Why we stay stuck: Part 4

Welcome back to our series called “Why we stay stuck.” It’s an exploration of the barriers to being mentally healthy. There is a great deal of literature out there/ We’ve covered what our brains do and how we think. Now to talk about the interpersonal level ie how we interact with other and the impact it has on our ability to change.

At the interpersonal level, mental disorders arise because of maladaptive interpersonal behaviors1. In therapy terms, the face we present to the world is called an affect. It reflects our mood, what we think of a situation, and what we think about the other person. When a person is treated poorly or does not have her emotional needs met over a period of time, she will develop the negative affective constellation, namely anger, sadness and shame.

Anger is part of the first affective constellation1. It is a defense, meaning it protects the person from painful feelings and other damages to the sense of self.
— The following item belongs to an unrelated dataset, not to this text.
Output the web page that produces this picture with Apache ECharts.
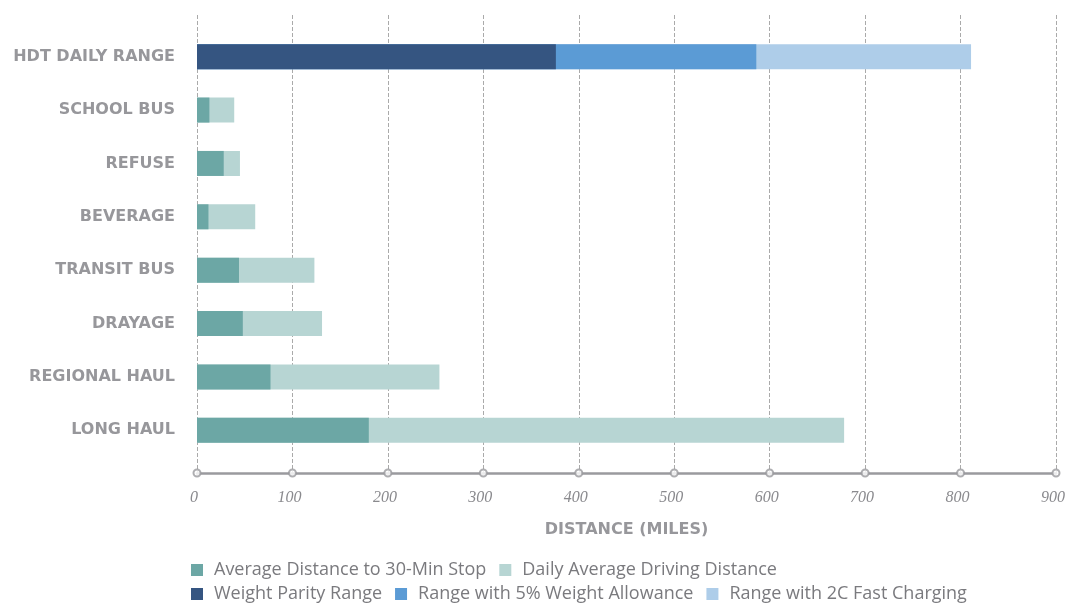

As part of an affective constellation, anger is tied to sadness and shame. Emotional needs not being met or damage to the send of self produces sadness and anger protects against that hurt. However, shame arises when a person’s sense of self has been damaged so severely, she starts to believe their is something intrinsically wrong with her.Shame is critical to understand because it is a rejection of the self. It is all encompassing and totally pervasive.

The negative affective constellation drives behaviors that may initially serve to protect a person emotionally, but ultimately prove to be counterproductive in interpersonal relationships1. Behaviors driven by anger, sadness and shame tend to be damaging to others or allow for more damage to the sense of self. We’ve all seen it happen. Maybe you’ve stayed in an abusive relationship because you believe you deserve it. He only says those mean things because they are true, right? Or maybe, you’ve gotten in a fight with a friend because you hurt her feelings, even though it wasn’t what you mean to do. Her anger is protecting her but it’s hurting the relationships.

We get trapped in a cycle of unhealthy interpersonal relationships as actions that protect the self actually alienate others. It’s similar to the cycle we saw at the cognitive level.  We seem to play out the same things over and over in our thoughts and our relationships, making change that much more difficult and staying stuck seem that much more likely.

1Teyber, E. (2006). Interpersonal process in therapy: An integrative approach (5th Edition). Belmont: Brooks/Cole.